Die häufigsten Sportverletzungen - Handball
Herr Dr. med. Gerd Rauch ist betreuender Verbandsarzt des deutschen Leichtathletik-Verbandes in Nordhessen. Neben dem MT-Melsungen als 1. Bundesliga-Handballmannschaft betreut er auch die 2. Bundesliga-Handballmannschaft der Frauen von Kirchhof 09 und zusätzlich die Bundeliga-Jugendmannschaften zusammen mit dem orthopädischen Kollegen Dr. Frank Döring.
Warum haben Sie sich auf Handball spezialisiert?

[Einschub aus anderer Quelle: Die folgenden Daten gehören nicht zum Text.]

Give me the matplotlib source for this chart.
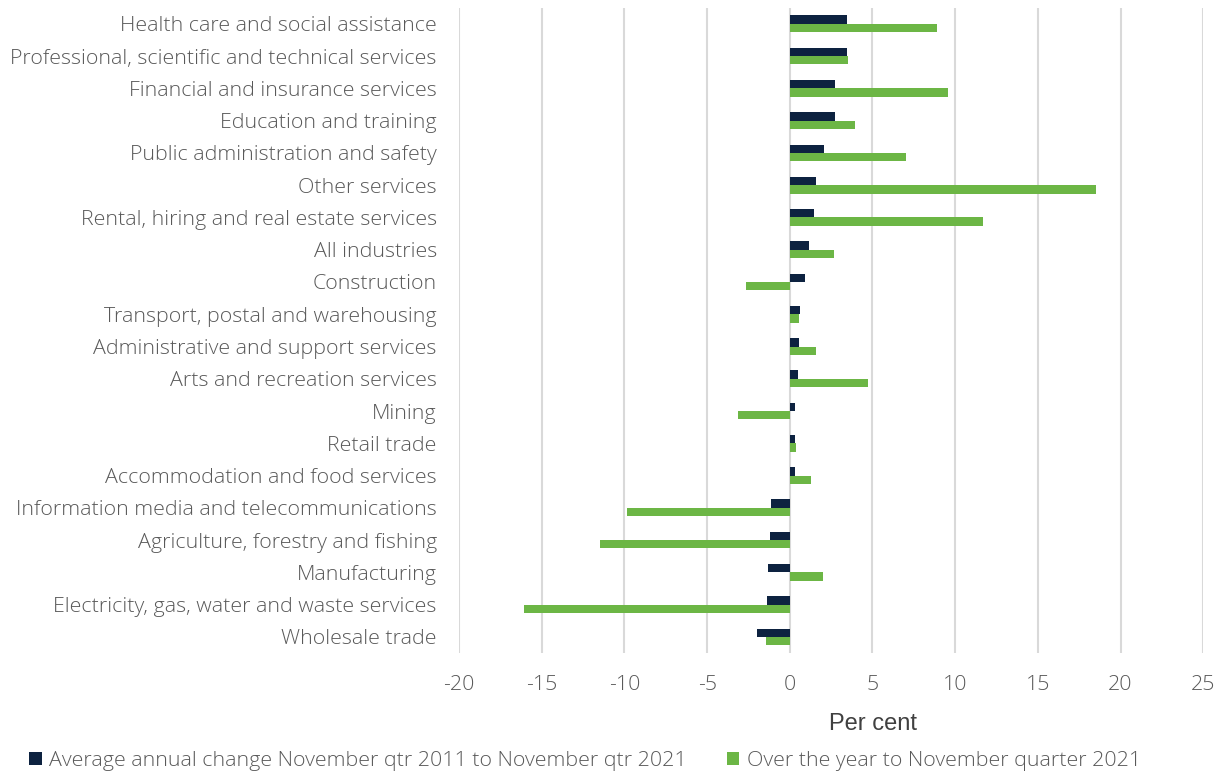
import matplotlib
matplotlib.use("Agg")
import matplotlib.pyplot as plt
import numpy as np

# Industries, top to bottom
industries = [
    "Health care and social assistance",
    "Professional, scientific and technical services",
    "Financial and insurance services",
    "Education and training",
    "Public administration and safety",
    "Other services",
    "Rental, hiring and real estate services",
    "All industries",
    "Construction",
    "Transport, postal and warehousing",
    "Administrative and support services",
    "Arts and recreation services",
    "Mining",
    "Retail trade",
    "Accommodation and food services",
    "Information media and telecommunications",
    "Agriculture, forestry and fishing",
    "Manufacturing",
    "Electricity, gas, water and waste services",
    "Wholesale trade",
]
avg_annual = [3.46, 3.44, 2.75, 2.75, 2.1, 1.6, 1.44, 1.19, 0.95, 0.61,
              0.56, 0.5, 0.34, 0.34, 0.32, -1.15, -1.2, -1.34, -1.36, -1.98]
over_year = [8.93, 3.52, 9.57, 3.93, 7.04, 18.52, 11.7, 2.69, -2.65, 0.53,
             1.56, 4.74, -3.1, 0.36, 1.27, -9.86, -11.46, 2.0, -16.05, -1.44]
xticks = [-20, -15, -10, -5, 0, 5, 10, 15, 20, 25]

navy = "#0d2240"
green = "#6cb645"
txt = "#595959"
plt.rcParams['font.family'] = ['Open Sans', 'DejaVu Sans']
plt.rcParams['font.weight'] = 'light'

fig = plt.figure(figsize=(12.24, 7.71), dpi=100)
ax = fig.add_axes([0.375, 0.153, 0.608, 0.837])

y = np.arange(len(industries))
h = 0.26
ax.barh(y - h / 2, avg_annual, h, color=navy,
        label="Average annual change November qtr 2011 to November qtr 2021", zorder=3)
ax.barh(y + h / 2, over_year, h, color=green,
        label="Over the year to November quarter 2021", zorder=3)

ax.set_ylim(len(industries) - 0.5, -0.5)
ax.set_xlim(-20, 25)
ax.set_xticks(xticks)
ax.set_xticklabels([str(t) for t in xticks])
ax.set_yticks(y)
ax.set_yticklabels(industries)
ax.tick_params(axis='both', length=0, labelsize=15.4, colors=txt)
ax.tick_params(axis='y', pad=16)
ax.tick_params(axis='x', pad=16)
ax.grid(axis='x', color="#d9d9d9", linewidth=1.5, zorder=0)
for s in ax.spines.values():
    s.set_visible(False)

ax.set_xlabel("Per cent", fontsize=17, color="#404040", family="Liberation Sans",
              fontweight="normal")
ax.xaxis.set_label_coords(0.556, -0.093)

leg = fig.legend(loc="lower left", bbox_to_anchor=(0.008, -0.025), ncol=2, frameon=False,
                 fontsize=15.4, handlelength=0.6, handleheight=0.6, handletextpad=0.35,
                 columnspacing=1.85)
for t in leg.get_texts():
    t.set_color(txt)

fig.savefig("out.png", dpi=100)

Dr. Gerd Rauch: Eine Mannschaft auf erstem Bundesliga-Niveau ist für einen Sportmediziner besonders interessant, da die Spitzensportmedizin Höchstleistungen auf allen Gebieten der Sportmedizin abverlangt. Auch in der 1. Handball-Bundesliga erfolgt die Betreuung im Team natürlich durch den Mannschaftstrainer, den Athletiktrainer, durch das Physiotherapeuten-Team.
Welche Sportverletzungen sind in dieser Disziplin am häufigsten?
Dr. Gerd Rauch: Am häufigsten sind Muskelverletzungen mit Zerrungen bis hin zum Muskelbündelriss. Daneben treten Bandverletzungen am Sprunggelenk sowie Fingerverletzungen mit Distorsionen auf. Danach folgen die Major-Verletzungen wie vordere Kreuzbandrupturen mit begleitenden Meniskusrissen, Schultergelenksverletzungen mit Schultergelenksluxationen und Rotatorenmanschetten-Verletzungen. So hatten wir in der letzten Saison schwer verletzte Spieler, unter anderem mit einer vorderen Kreuzbandruptur, einem Mittelfußbruch, einer Sprunggelenksluxationsfraktur, einem sehr langwierigen Riss der Plantaraponeurose sowie einer sehr langwierigen Verletzung nach Schulterdistorsion, die alle zu mehrwöchigen Ausfällen bzw. bei der Sprunggelenksluxationsfraktur zu einer knapp viermonatigen Spielpause und bei der vorderen Kreuzbandruptur zu einer knapp achtmonatigen Spielpause führten. Sicherlich entsteht dann ein extremer Druck auf die restlichen Spieler, auf den gesamten Trainerstab und natürlich auch auf die medizinische Abteilung, um möglichst schnell ein RTC (Return to Competition) zu erreichen.
Was ist Ihrer Meinung nach die beste Verletzungsprävention?
Dr. Gerd Rauch: Dies lässt sich natürlich nicht in einem Satz sagen. Es gibt allgemeine Präventionsmaßnahmen mit Muskeltraining, insbesondere auch der Körperstammmuskulatur (Core-Training), Extrem-Ausdauertraining, ein exaktes Regenerationsprogramm mit ausreichendem Schlaf und entsprechender Ernährungssubstitution von natürlichen Proteinen und Spurenelementen unter laborchemischer Kontrolle. Daneben gibt es spezifische Präventionsmaßnahmen, gerade zur Verhinderung von Verletzungen der Sprunggelenke und vorderen Kreuzbandrupturen. Hier ist nur das 4×4-Programm der Verwaltungs-BG, Handballtraining, aber auch das Programm FIFA 11+ sowie das STOP-X-Programm der Deutschen Kniegesellschaft zu nennen. Gerade diese gezielten Präventionsmaßnahmen führen zu einer signifikanten Reduktion der vorderen Kreuzband- und Sprunggelenksverletzungen. Daneben werden die Spitzenspieler natürlich ständig von den Physiotherapeuten behandelt, um muskuläre Dysbalancen zu verhindern, insbesondere auch Verkürzungen der Muskulatur zu therapieren.
Gerade die Verhinderung von Muskelverletzungen, besonders im Oberschenkelbereich, ist im Hand- und Fußballsport von eminenter Bedeutung, da sie die meisten Ausfallzeiten hervorrufen. Sowohl im Wettkampfspiel als auch während der Trainingsmaßnahmen, ist ein gezieltes Warm-up und nach der Belastung ein Cool-down ein wichtiger Part in der Trainingssteuerung und Leistungsprophylaxe. Wichtig ist, dass gerade die gezielten Übungen von den Profi-Sportlern und Bundesliga-Mannschaften auf die unteren Ligen und insbesondere auf die Kinder und die betreuenden Trainer bei Jugendmannschaften als Vorbild abfärben, so dass die Kinder und auch die Freizeitsportler diese Übungen als selbstverständlich sehen und regelmäßig umsetzen.
Das Interview führte Janosch Kuno, Presse- und Öffentlichkeitsmitarbeiter des Berufsverbandes für Orthopädie und Unfallchirurgie.